Sunday, September 19, 2021

Toddler Storytime - August


toddler storytime

After having done only one family storytime a week since the pandemic hit, virtually through May and in-person outdoors through the summer, I decided to go back to the pre-pandemic schedule of toddler storytime on Wednesday and family storytime on Friday. This is for two reasons: (1) I have been having a fair number of toddlers (and a few infants) attending fairly regularly, and felt they needed their own storytime that was more developmentally appropriate for them, and (2) once school starts in August the older kids can only come on Fridays because for whatever reason the public schools here are only in session Mon-Thur. 

I have done hundreds of preschool storytimes and dozens of family storytimes, and while I've subbed for toddler storytimes and had a few outreach visits to baby and toddler classes, this is the first time I've had my own regular toddler storytime. The toddler storytimes I've subbed for followed slightly different formats, but both involved shorter, simpler books, more movement, more songs/rhymes/fingerplays, and playtime with developmentally appropriate toys rather than a craft. I decided to start out with the format my previous co-worker used for her "Movers & Shakers" toddler storytime, which uses the same songs and rhymes each week for a month along with 1-2 short books. I like this format because I know how important repetition is for learning with young children, plus it really encourages participation and engagement, and as a bonus I don't have to spend time searching for new rhymes and songs every week.

I decided not to worry about themes. If I can find toddler-appropriate books that fit the theme of the family storytime that week, then fine, but if not, I'll just pull something else for the toddlers. Another thing I am taking from my former co-worker's storytime is ending with bubbles. Not only are bubbles great fun, but it's also a great developmental activity as it involves tracking, gross motor movement to chase and pop the bubbles, crossing the midline to reach for a bubble, and bilateral coordination in popping the bubbles with a clap. Plus we sing a counting song along with them. I am still giving them a simple take home craft, but I am really hoping to gradually move away from that and incorporate play time and more open-ended activities instead of crafts every week, as soon as I can get some sensory toys and manipulatives. Not only is this more developmentally appropriate, it saves time in prepping all the cookie-cutter crafts.

The songs/rhymes I selected for the first month were:
The books I read and the take-home craft for each week were:

  • Toddler storytime
    Week 1 -
    Spunky Little Monkey by Bill Martin, Jr. & Michael Sampson, I Spy Under the Sea by Edward Gibbs, cupcake liner fish craft.

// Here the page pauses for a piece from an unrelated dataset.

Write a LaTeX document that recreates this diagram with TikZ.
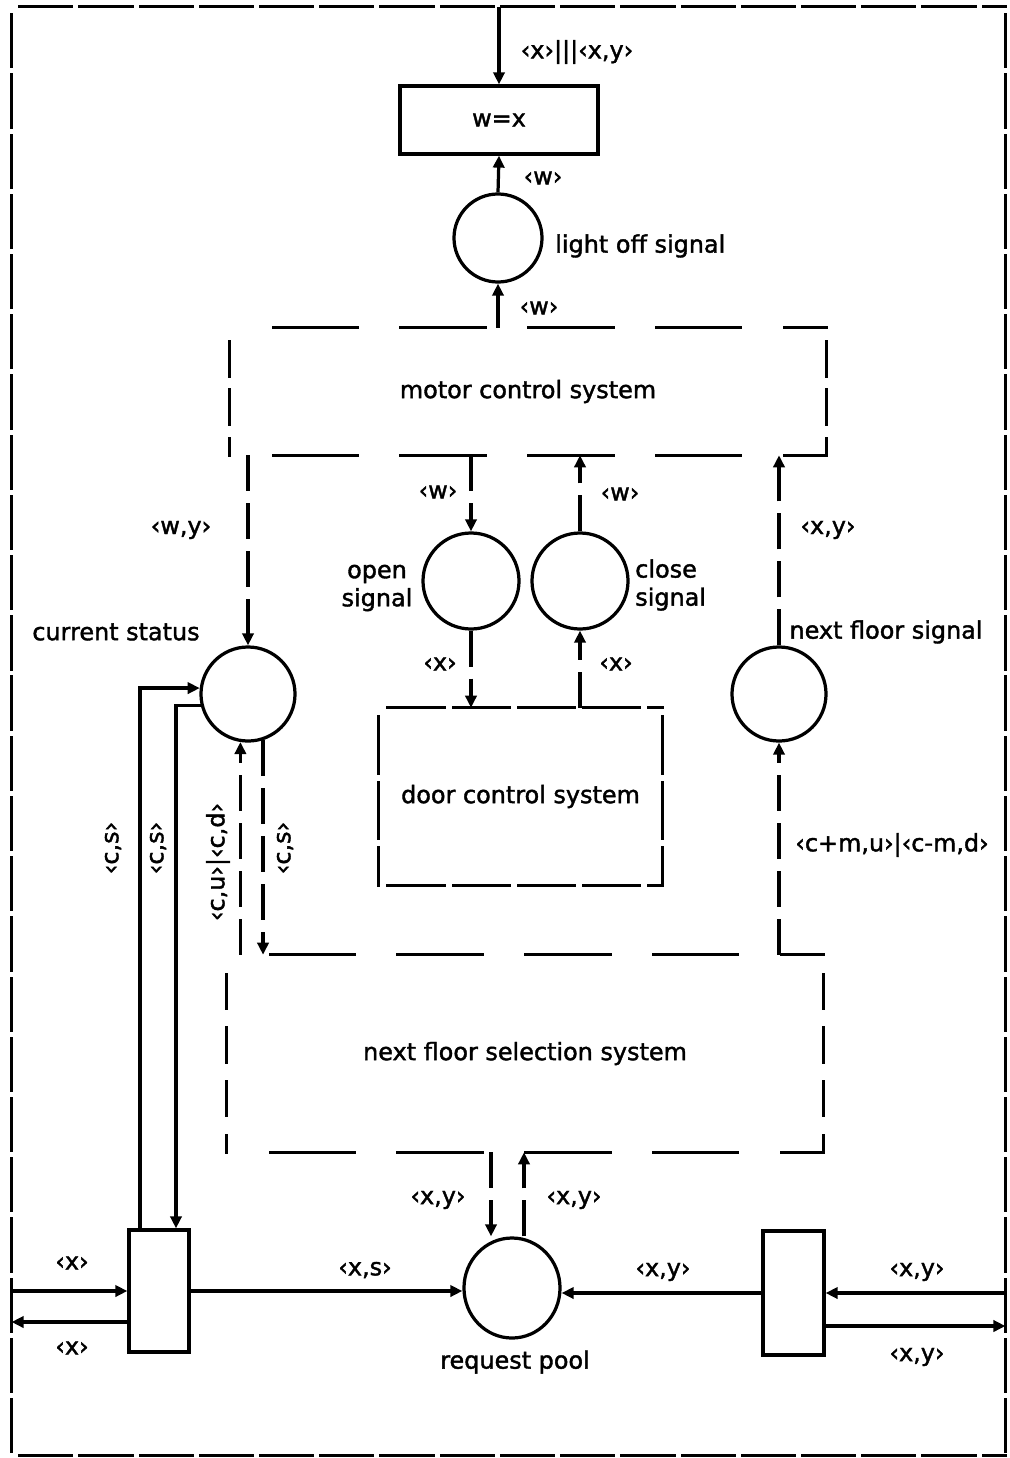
\documentclass[tikz,border=0pt]{standalone}
\usepackage{fontspec}
\setmainfont{DejaVu Sans}
\newfontfamily\lblfont{DejaVu Sans}[BoldFont=DejaVu Sans, BoldFeatures={FakeBold=1.6}]
\usetikzlibrary{arrows.meta,shapes.geometric,calc,decorations}
\tikzset{
  ln/.style={line width=2.3pt},
  arr/.style={ln, -{Triangle[length=0.3cm,width=0.28cm]}},
  dsh/.style={dash pattern=on 0.9cm off 0.3cm},
  txt/.style={font=\lblfont\bfseries\fontsize{17}{20}\selectfont},
  place/.style={circle, draw, line width=2.3pt, inner sep=0pt},
  trans/.style={rectangle, draw, line width=2.3pt, inner sep=0pt},
  sys/.style={rectangle, inner sep=0pt, txt},
  hdash/.style={line width=2.3pt, line cap=rect, dash pattern=on 2.1cm off 0.9cm, dash expand off},
  vdash/.style={line width=2.3pt, line cap=rect, dash pattern=on 0.85cm off 0.35cm, dash expand off},
  ddash/.style={line width=2.3pt, line cap=rect, dash pattern=on 1.4cm off 0.2cm, dash expand off},
  lbl/.style={txt, inner sep=0pt},
  framebox/.style={rectangle, inner sep=0pt},
  fdash/.style={line width=2.3pt, line cap=rect, dash pattern=on 1.3cm off 0.2cm, dash expand off},
}
\begin{document}
\begin{tikzpicture}[x=0.025cm,y=-0.025cm]
\useasboundingbox (0,0) rectangle (1009,1458);
% outer frame
\node[framebox, minimum width=24.825cm, minimum height=36.2cm] (frame) at (508.5,731) {};
\draw[fdash] (frame.north west) -- (frame.north east) (frame.south west) -- (frame.south east)
  (frame.north west) -- (frame.south west) (frame.north east) -- (frame.south east);
% boxes
\node[trans, minimum width=4.95cm, minimum height=1.7cm, txt] (wx) at (499,120) {w=x};
\node[sys, minimum width=14.9cm, minimum height=3.175cm] (motor) at (528,391.5) {motor control system};
\node[sys, minimum width=7.075cm, minimum height=4.425cm] (door) at (520.5,796.5) {door control system};
\node[sys, minimum width=14.9cm, minimum height=4.925cm] (nfs) at (525,1053.5) {next floor selection system};
\foreach \b in {motor,nfs}{
  \draw[hdash] (\b.north west) -- (\b.north east) (\b.south west) -- (\b.south east);
  \draw[vdash] (\b.north west) -- (\b.south west) (\b.north east) -- (\b.south east);
}
\draw[ddash] (door.north west) -- (door.north east) (door.south west) -- (door.south east)
  (door.north west) -- (door.south west) (door.north east) -- (door.south east);
\node[trans, minimum width=1.5cm, minimum height=3.05cm] (ltr) at (159,1291) {};
\node[trans, minimum width=1.525cm, minimum height=3.1cm] (rtr) at (793.5,1293) {};
% places
\node[place, minimum size=2.2cm] (lo) at (498,238) {};
\node[place, minimum size=2.4cm] (open) at (471,581) {};
\node[place, minimum size=2.4cm] (close) at (580,581) {};
\node[place, minimum size=2.35cm] (cs) at (248,694) {};
\node[place, minimum size=2.35cm] (nf) at (779,694) {};
\node[ellipse, draw, line width=2.3pt, inner sep=0pt, minimum width=2.4cm, minimum height=2.5cm] (rp) at (512,1288) {};
% helper x positions
\coordinate (xa) at (140,0);
\coordinate (xb) at (176,0);
\coordinate (xc) at (491,0);
\coordinate (xd) at (524,0);
\coordinate (yo1) at (0,1322);
\coordinate (yo2) at (0,1326);
% connectors top
\draw[arr] (wx.north |- frame.north) -- (wx.north);
\draw[arr] (lo.north) -- (wx.south);
\draw[arr, dsh] (lo.south |- motor.north) -- (lo.south);
% motor to places
\draw[arr, dsh] (cs.north |- motor.south) -- (cs.north);
\draw[arr, dsh] (open.north |- motor.south) -- (open.north);
\draw[arr, dsh] (close.north) -- (close.north |- motor.south);
\draw[arr, dsh] (nf.north) -- (nf.north |- motor.south);
% door
\draw[arr, dsh] (open.south) -- (open.south |- door.north);
\draw[arr, dsh] (close.south |- door.north) -- (close.south);
% next floor signal
\draw[arr, dsh] (nf.south |- nfs.north) -- (nf.south);
% current status <-> nfs
\draw[arr, dsh] (cs.261 |- nfs.north) -- (cs.261);
\draw[arr, dsh] (cs.288) -- (cs.288 |- nfs.north);
% loops to left transition
\draw[arr] (ltr.north -| xa) |- (cs.173);
\draw[arr] (cs.194) -| (ltr.north -| xb);
% request pool
\draw[arr, dsh] (nfs.south -| xc) -- (rp.north -| xc);
\draw[arr, dsh] (rp.north -| xd) -- (nfs.south -| xd);
\draw[arr] (ltr.east) -- (ltr.east -| rp.west);
\draw[arr] (rtr.west) -- (rtr.west -| rp.east);
% frame in/out
\draw[arr] (frame.west |- ltr.west) -- (ltr.west);
\draw[arr] (ltr.west |- yo1) -- (frame.west |- yo1);
\draw[arr] (frame.east |- rtr.east) -- (rtr.east);
\draw[arr] (rtr.east |- yo2) -- (frame.east |- yo2);
% labels
\node[lbl] (l1) at (577,52) {‹x›|||‹x,y›};
\node[lbl] (l2) at (543,178) {‹w›};
\node[lbl, anchor=west] (l3) at (555,246) {light off signal};
\node[lbl] (l4) at (539,308) {‹w›};
\node[lbl] (l5) at (181,530) {‹w,y›};
\node[lbl] (l6) at (438,492) {‹w›};
\node[lbl] (l7) at (620,494) {‹w›};
\node[lbl, align=center] (l8) at (377,588) {open\\signal};
\node[lbl, align=left, anchor=west] (l9) at (635,585) {close\\signal};
\node[lbl] (l10) at (440,664) {‹x›};
\node[lbl] (l11) at (616,664) {‹x›};
\node[lbl] (l12) at (828,530) {‹x,y›};
\node[lbl] (l13) at (116,632) {current status};
\node[lbl] (l14) at (886,632) {next floor signal};
\node[lbl] (l15) at (892,845) {‹c+m,u›|‹c-m,d›};
\node[lbl, rotate=90] (l16) at (113,848) {‹c,s›};
\node[lbl, rotate=90] (l17) at (158,848) {‹c,s›};
\node[lbl, rotate=90] (l18) at (218,862) {‹c,u›|‹c,d›};
\node[lbl, rotate=90] (l19) at (285,848) {‹c,s›};
\node[lbl] (l20) at (438,1200) {‹x,y›};
\node[lbl] (l21) at (574,1200) {‹x,y›};
\node[lbl] (l22) at (72,1263) {‹x›};
\node[lbl] (l23) at (72,1348) {‹x›};
\node[lbl] (l24) at (365,1270) {‹x,s›};
\node[lbl] (l25) at (663,1272) {‹x,y›};
\node[lbl] (l26) at (917,1272) {‹x,y›};
\node[lbl] (l27) at (917,1357) {‹x,y›};
\node[lbl] (l28) at (515,1362) {request pool};
\end{tikzpicture}
\end{document}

    I wanted to incorporate movement as much as possible, so we moved our heads, hands, feet, and hips along with the spunky little monkey, and then we practiced counting with I Spy.

  • Chicken storytime, toddler storytime
    Week 2 - Charlie Chick Learns to Fly by Nick Denchfield & Ant Parker, Wee Little Chick by Lauren Thompson & John Butler, hatching chick craft.

    The Charlie Chick series of simple pop-up books are *perfect* for toddlers! I had never seen them before, and was excited to find them in our collection. The kids got to show their feet, flap their wings, and peep along with Charlie, then identified farm animals and showed me little, big, and tall with the Wee Little Chick, along with pecking for food. (The other books shown were used for Family Storytime later in the week). I also added Laurie Berkner's "I Know a Chicken" with egg shakers. So fun!

I should have had one more song or rhyme with lots of actions, and something else instead of Mary Had a Little Lamb, which they didn't really know and seemed a little boring without actions to go with it. However, "Roly-Poly" proved to be a big hit, especially with one of my regulars, and of course they loved counting and popping the bubbles.

I will continue to tweak the format of this storytime, though I know I want to keep a lot of repetition and movement, maybe incorporating a song cube if I can find time to make one. A few parents have asked about a "Music & Movement" program, which I don't have the availability to do as a weekly program due to staffing constraints, but I will probably incorporate as a special monthly program, probably in place of the regular toddler storytime that week. But first I have to get a new boom box that works that can both play CDs as well as connect to my phone and can run on batteries.

What kind of format do you use for your toddler storytimes? I'd love to hear about it!